Case in point: North County’s cute Sprinter rail system from Escondido to Oceanside was estimated in 1990 to cost about $60 million. It ended up at 477 million. Following suite, the Rail Authority estimate for the state high-speed rail system increased from 33.6 to 42.6 billion in 2009 alone. If ditzy Californians insist on throwing more money down a rail hole, the final cost, according to economic journalist Robert Samuelson, “could easily approach 200 billion.”

The benefits of such projects, by contrast, regularly run well below estimates. Sprinter daily ridership, for example, was projected at 11,000 per day—increasing to 20,000 by 2020. In fact, ridership has yet to crack a 9,000 average, even for the best months.

Similarly, fare projections for a one-way high-speed rail trip from LA to the Bay Area have already increased from $55 during the Prop 1A campaign to $105. Topping all these disappointments, Samuelson has argued that the project’s crucial environmental benefits will be minimal to nonexistent.

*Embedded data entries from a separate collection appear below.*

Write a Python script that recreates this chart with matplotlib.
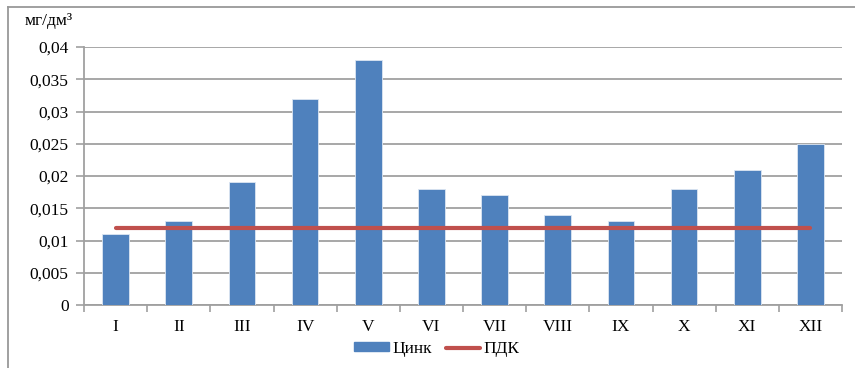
import matplotlib
matplotlib.use("Agg")
import matplotlib.pyplot as plt
from matplotlib.lines import Line2D
from matplotlib.patches import Patch
import numpy as np

months = ["I", "II", "III", "IV", "V", "VI", "VII", "VIII", "IX", "X", "XI", "XII"]
zinc = [0.011, 0.013, 0.019, 0.032, 0.038, 0.018, 0.017, 0.014, 0.013, 0.018, 0.021, 0.025]
pdk = [0.012] * 12
yticks = [0, 0.005, 0.01, 0.015, 0.02, 0.025, 0.03, 0.035, 0.04]
ytick_labels = ["0", "0,005", "0,01", "0,015", "0,02", "0,025", "0,03", "0,035", "0,04"]

plt.rcParams['font.family'] = ['Liberation Serif', 'DejaVu Serif']
plt.rcParams['font.size'] = 12.5

BAR = "#4F81BD"
RED = "#C0504D"
GRID = "#A0A0A0"

fig = plt.figure(figsize=(8.55, 3.68), dpi=100)
ax = fig.add_axes([84 / 855, 1 - 305 / 368, (842 - 84) / 855, (305 - 47) / 368])

x = np.arange(len(months))
ax.bar(x, zinc, width=0.42, color=BAR, edgecolor="#DCE6F2", linewidth=0.6, zorder=3)
ax.plot(x, pdk, color=RED, linewidth=3.0, solid_capstyle="round", zorder=4)

ax.set_xlim(-0.5, len(months) - 0.5)
ax.set_ylim(0, 0.04)
ax.set_yticks(yticks)
ax.set_yticklabels(ytick_labels)
ax.yaxis.grid(True, color=GRID, linewidth=1.3, zorder=0)
ax.set_axisbelow(True)

ax.set_xticks(np.arange(-0.5, len(months)), labels=[""] * (len(months) + 1))
ax.set_xticks(x, labels=months, minor=True)
ax.tick_params(axis="x", which="major", length=5, color=GRID, width=1.2, direction="out")
ax.tick_params(axis="x", which="minor", length=0, pad=10)
ax.tick_params(axis="y", length=6, color=GRID, width=1.2, direction="out", pad=5)

for side in ("top", "right"):
    ax.spines[side].set_visible(False)
for side in ("left", "bottom"):
    ax.spines[side].set_color(GRID)
    ax.spines[side].set_linewidth(1.3)

fig.text(25 / 855, 1 - 21 / 368, "мг/дм³", ha="left", va="center", fontsize=12.5)

handles = [Patch(facecolor=BAR, edgecolor=BAR),
           Line2D([0], [0], color=RED, linewidth=3.0, solid_capstyle="round")]
fig.legend(handles, ["Цинк", "ПДК"], loc="center", bbox_to_anchor=(437 / 855, 1 - 349 / 368),
           ncol=2, frameon=False, handlelength=2.0, handleheight=0.45, columnspacing=0.8,
           handletextpad=0.2, fontsize=12.5)

# outer chart frame
fig.add_artist(Line2D([8 / 855, 8 / 855], [0, 1 - 7 / 368], color="#999999", linewidth=1.3,
                      transform=fig.transFigure))
fig.add_artist(Line2D([8 / 855, 1], [1 - 7 / 368, 1 - 7 / 368], color="#999999", linewidth=1.3,
                      transform=fig.transFigure))

fig.savefig("out.png", dpi=100, facecolor="white")
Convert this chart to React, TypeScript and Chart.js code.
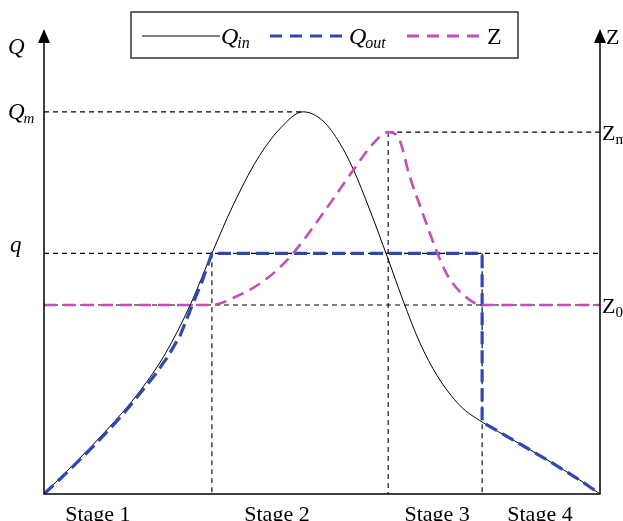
import React, { useEffect, useRef } from "react";
import { Chart, registerables } from "chart.js";

Chart.register(...registerables);

// ---- data (schematic units: x 0..100, Q/Z 0..100) ----
const QIN_X = [0, 11.3, 17.3, 21.8, 26.3, 28.4, 30.2, 34.0, 38.3, 42.4, 46.6, 50.2, 53.2, 55.6, 58.6, 61.7, 64.6, 67.6, 70.7, 74.8, 78.8, 84.4, 90.5, 96.4, 100];
const QIN_Y = [0, 13.9, 22.4, 30.4, 41.0, 47.0, 52.2, 62.6, 72.5, 79.2, 82.9, 80.9, 76.1, 70.5, 61.6, 51.6, 41.9, 32.8, 25.7, 19.2, 15.6, 11.7, 7.4, 3.0, 0];

const QOUT_X = [0, 4.5, 9.5, 14.0, 17.8, 20.0, 22.1, 24.5, 26.3, 28.4, 30.2, 78.8, 78.8, 84.4, 90.5, 96.4, 100];
const QOUT_Y = [0, 5.1, 11.1, 17.0, 22.6, 25.9, 29.5, 34.4, 39.9, 46.0, 52.2, 52.2, 15.6, 11.7, 7.4, 3.0, 0];

const Z_X = [0, 30.2, 34.7, 38.8, 42.1, 44.8, 50.2, 55.6, 59.2, 61.9, 63.7, 65.8, 68.2, 70.7, 72.5, 74.8, 78.8, 100];
const Z_Y = [41, 41, 42.9, 45.6, 48.8, 52.2, 60.9, 70.2, 76.0, 78.5, 77.4, 68.8, 60.6, 52.4, 47.6, 43.9, 41, 41];

const Q_M = 82.9;
const Q_Q = 52.2;
const Z_M = 78.5;
const Z_0 = 41;
const QM_X = 46.6;
const STAGE_BOUNDS = [30.2, 61.9, 78.8];
const STAGE_LABELS = ["Stage 1", "Stage 2", "Stage 3", "Stage 4"];
const STAGE_LABEL_X = [9.7, 41.9, 70.7, 89.2];

const BLUE = "#2f47b3";
const MAGENTA = "#c04fb8";
const FONT = '"Liberation Serif", "DejaVu Serif", serif';

const pts = (xs: number[], ys: number[]) => xs.map((x, i) => ({ x, y: ys[i] }));

function drawSub(
  ctx: CanvasRenderingContext2D,
  main: string,
  sub: string,
  x: number,
  y: number,
  italic: boolean,
  size = 22,
  subSize = 15
) {
  ctx.font = `${italic ? "italic " : ""}${size}px ${FONT}`;
  ctx.textAlign = "left";
  ctx.textBaseline = "alphabetic";
  ctx.fillText(main, x, y);
  const w = ctx.measureText(main).width;
  if (sub) {
    ctx.font = `${italic ? "italic " : ""}${subSize}px ${FONT}`;
    ctx.fillText(sub, x + w - (italic ? 1 : 0), y + 4);
  }
}

const decor = {
  id: "decor",
  afterDatasetsDraw(chart: any) {
    const ctx: CanvasRenderingContext2D = chart.ctx;
    const xs = chart.scales.x;
    const ys = chart.scales.y;
    const xL = xs.getPixelForValue(0);
    const xR = xs.getPixelForValue(100);
    const yB = ys.getPixelForValue(0);
    const top = chart.chartArea.top;
    ctx.save();
    ctx.strokeStyle = "#000";
    ctx.fillStyle = "#000";
    ctx.lineWidth = 1.5;
    ctx.setLineDash([]);
    // axes
    ctx.beginPath();
    ctx.moveTo(xL, top + 8);
    ctx.lineTo(xL, yB);
    ctx.lineTo(xR, yB);
    ctx.lineTo(xR, top + 8);
    ctx.stroke();
    // arrows
    for (const ax of [xL, xR]) {
      ctx.beginPath();
      ctx.moveTo(ax, top - 4);
      ctx.lineTo(ax - 6, top + 10);
      ctx.lineTo(ax + 6, top + 10);
      ctx.closePath();
      ctx.fill();
    }
    // left labels
    drawSub(ctx, "Q", "", 8, top + 21, true, 23);
    drawSub(ctx, "Q", "m", 8, ys.getPixelForValue(Q_M) + 7, true, 23);
    drawSub(ctx, "q", "", 10, ys.getPixelForValue(Q_Q) - 1, true, 23);
    // right labels
    const y2 = chart.scales.y2;
    drawSub(ctx, "Z", "", xR + 6, top + 11, false, 22);
    drawSub(ctx, "Z", "m", xR + 2, y2.getPixelForValue(Z_M) + 8, false, 22);
    drawSub(ctx, "Z", "0", xR + 2, y2.getPixelForValue(Z_0) + 8, false, 22);
    // stage labels
    ctx.font = `22px ${FONT}`;
    ctx.textAlign = "center";
    ctx.textBaseline = "alphabetic";
    STAGE_LABELS.forEach((s, i) => {
      ctx.fillText(s, xs.getPixelForValue(STAGE_LABEL_X[i]), yB + 27);
    });
    // legend
    ctx.lineWidth = 1.5;
    ctx.strokeStyle = "#333";
    ctx.strokeRect(131, 12, 387, 46);
    const ly = 36;
    ctx.strokeStyle = "#000";
    ctx.lineWidth = 1.2;
    ctx.beginPath();
    ctx.moveTo(142, ly);
    ctx.lineTo(220, ly);
    ctx.stroke();
    ctx.fillStyle = "#000";
    drawSub(ctx, "Q", "in", 221, ly + 8, true, 24, 16);
    ctx.strokeStyle = BLUE;
    ctx.lineWidth = 3;
    ctx.setLineDash([12, 8]);
    ctx.beginPath();
    ctx.moveTo(270, ly);
    ctx.lineTo(350, ly);
    ctx.stroke();
    drawSub(ctx, "Q", "out", 349, ly + 8, true, 24, 16);
    ctx.strokeStyle = MAGENTA;
    ctx.beginPath();
    ctx.moveTo(407, ly);
    ctx.lineTo(487, ly);
    ctx.stroke();
    ctx.setLineDash([]);
    drawSub(ctx, "Z", "", 487, ly + 8, false, 24);
    ctx.restore();
  },
};

export default function App() {
  const ref = useRef<HTMLCanvasElement | null>(null);
  useEffect(() => {
    document.body.style.margin = "0";
    const canvas = ref.current!;
    const refStyle = {
      borderColor: "#000",
      borderWidth: 1.1,
      borderDash: [5, 4],
      pointRadius: 0,
      fill: false,
      tension: 0,
      order: 5,
    };
    const chart = new Chart(canvas, {
      type: "line",
      data: {
        datasets: [
          {
            label: "Z",
            data: pts(Z_X, Z_Y),
            yAxisID: "y2",
            borderColor: MAGENTA,
            borderWidth: 2.6,
            borderDash: [12, 7],
            pointRadius: 0,
            cubicInterpolationMode: "monotone",
            order: 0,
          },
          {
            label: "Qout",
            data: pts(QOUT_X, QOUT_Y),
            borderColor: BLUE,
            borderWidth: 3.2,
            borderDash: [13, 6],
            pointRadius: 0,
            tension: 0,
            order: 1,
          },
          {
            label: "Qin",
            data: pts(QIN_X, QIN_Y),
            borderColor: "#000",
            borderWidth: 1,
            pointRadius: 0,
            cubicInterpolationMode: "monotone",
            order: 2,
          },
          { ...refStyle, label: "Qm", data: [{ x: 0, y: Q_M }, { x: QM_X, y: Q_M }] },
          { ...refStyle, label: "q", data: [{ x: 0, y: Q_Q }, { x: 100, y: Q_Q }] },
          { ...refStyle, label: "Zm", yAxisID: "y2", data: [{ x: STAGE_BOUNDS[1], y: Z_M }, { x: 100, y: Z_M }] },
          { ...refStyle, label: "Z0", yAxisID: "y2", data: [{ x: 0, y: Z_0 }, { x: 100, y: Z_0 }] },
          { ...refStyle, label: "v1", data: [{ x: STAGE_BOUNDS[0], y: Q_Q }, { x: STAGE_BOUNDS[0], y: 0 }] },
          { ...refStyle, label: "v2", yAxisID: "y2", data: [{ x: STAGE_BOUNDS[1], y: Z_M }, { x: STAGE_BOUNDS[1], y: 0 }] },
          { ...refStyle, label: "v3", data: [{ x: STAGE_BOUNDS[2], y: Q_Q }, { x: STAGE_BOUNDS[2], y: 0 }] },
        ] as any,
      },
      options: {
        animation: false,
        responsive: false,
        events: [],
        layout: { padding: { left: 44, right: 23, top: 33, bottom: 27 } },
        scales: {
          x: { type: "linear", min: 0, max: 100, display: false },
          y: { type: "linear", min: 0, max: 100, display: false },
          y2: { type: "linear", min: 0, max: 100, display: false, position: "right" },
        },
        plugins: { legend: { display: false }, tooltip: { enabled: false } },
      },
      plugins: [decor],
    });
    return () => chart.destroy();
  }, []);
  return (
    <div style={{ width: 623, height: 521, background: "#fff" }}>
      <canvas ref={ref} width={623} height={521} style={{ display: "block" }} />
    </div>
  );
}
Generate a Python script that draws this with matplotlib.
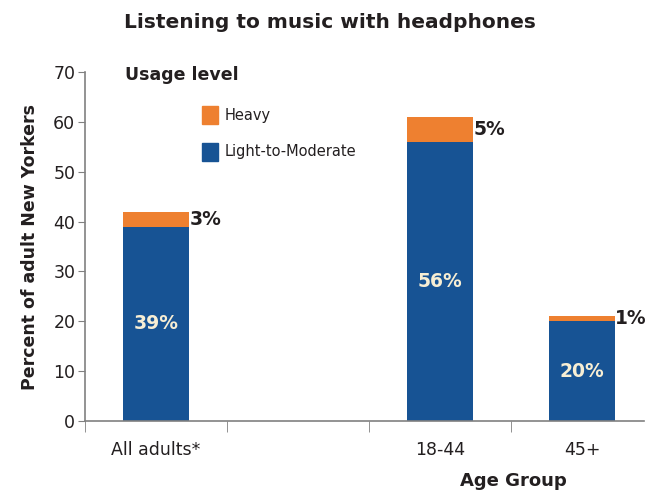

In the meantime, the California High-Speed Rail Authority provides on its website a glowing image of 600,000 construction-related jobs that will eventually produce a cluster of gleaming trains traveling at speeds up to 220 mph past a bevy of active wind-turbines.

The highly optimistic Rail Authority completion date for the LA-to-the-Bay backbone of the system is 2020—yet another “shovel-ready” project. And voters should know exactly what those taxpayer-funded scoopers will be shoveling.